AMD Secure Processor (AMD-SP): An on-die 32-bit ARM Cortex A5 CPU that provides cryptographic functionality for secure key generation and key management. Think of this like a mini hardware security module that uses a hardware random number generator to generate the 128-bit key(s) used by the encryption engine.

How It Works

We had two options available to us when it came to enabling SME. The first option, regular SME, requires enabling a model specific register MSR 0xC001_0010[SMEE]. This enables the ability to set a page table entry encryption bit:

0 = memory encryption features are disabled
1 = memory encryption features are enabled

After memory encryption is enabled, a physical address bit (C-Bit) is utilized to mark if a memory page is protected. The operating system sets the bit of a physical address to 1 in the page table entry (PTE) to indicate the page should be encrypted. This causes any data assigned to that memory space to be automatically encrypted and decrypted by the AES engine in the memory controller:

Becoming More Transparent

While arbitrarily flagging which page table entries we want encrypted is nice, our objective is to ensure that we are incorporating the full physical protection of SME. This is where the second mode of SME came in, Transparent SME (TSME). In TSME, all memory is encrypted regardless of the value of the encrypt bit on any particular page. This includes both instruction and data pages, as well as the pages corresponding to the page tables themselves.

Enabling TSME is as simple as:

Setting a BIOS flag:

2. Enabling kernel support with the following flag:

CONFIG_AMD_MEM_ENCRYPT=y

After a reboot you should see the following in dmesg:

$ sudo dmesg | grep SME
[    2.537160] AMD Secure Memory Encryption (SME) active

Performance Testing

To weigh the pros and cons of implementation against the potential risk of a stolen server, we had to test the performance of enabling TSME. We took a test server that mirrored a production edge metal with the following specs:

Memory: 8 x 32GB 2933MHz
CPU: AMD 2nd Gen EPYC 7642 with SMT enabled and running NPS4 mode
OS: Debian 9
Kernel: 5.4.12

The performance tools we used were:

STREAM
Cryptsetup
Benchmarky

Stream

We used a custom STREAM binary with 24 threads, using all available cores, to measure the sustainable memory bandwidth (in MB/s). Four synthetic computational kernels are run, with the output of each kernel being used as an input to the next. The best rates observed are reported for each choice of thread count.

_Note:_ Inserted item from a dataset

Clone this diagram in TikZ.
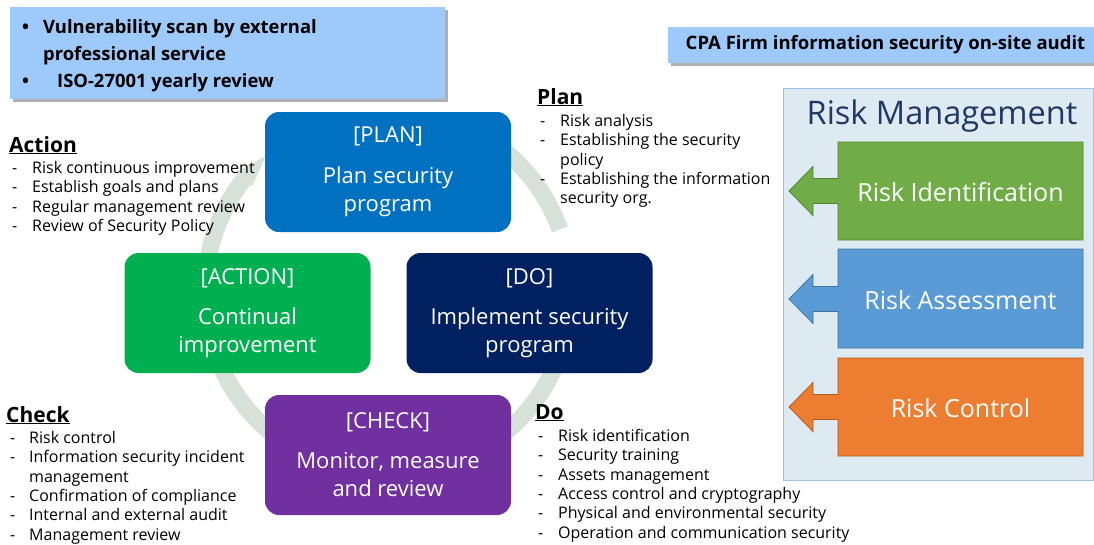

The figures above show 2.6% to 4.2% performance variation, with a mean of 3.7%. These were the highest numbers measured, which fell below an expected performance impact of >5%.

Cryptsetup

While cryptsetup is normally used for encrypting disk partitions, it has a benchmarking utility that will report on a host’s cryptographic performance by iterating key derivation functions using memory only:

Example:

$ sudo cryptsetup benchmark
# Tests are approximate using memory only (no storage IO).
PBKDF2-sha1      1162501 iterations per second for 256-bit key
PBKDF2-sha256    1403716 iterations per second for 256-bit key
PBKDF2-sha512    1161213 iterations per second for 256-bit key
PBKDF2-ripemd160  856679 iterations per second for 256-bit key
PBKDF2-whirlpool  661979 iterations per second for 256-bit key

Benchmarky

Benchmarky is a homegrown tool provided by our Performance team to run synthetic workloads against a specific target to evaluate performance of different components. It uses Cloudflare Workers to send requests and read stats on responses. In addition to that, it also reports versions of all important stack components and their CPU usage. Each test runs 256 concurrent clients, grabbing a cached 10kB PNG image from a performance testing endpoint, and calculating the requests per second (RPS).

Conclusion

In the majority of test results, performance decreased by a nominal amount, actually less than we expected. AMD’s official white paper on SME even states that encryption and decryption of memory through the AES engine does incur a small amount of additional latency for DRAM memory accesses, though dependent on the workload. Across all 11 data points, our average performance drag was only down by .699%. Even at scale, enabling this feature has reduced the worry that any data could be exfiltrated from a stolen server.

While we wait for other hardware manufacturers to add support for total memory encryption, we are happy that AMD has set the bar high and is protecting our next generation edge hardware.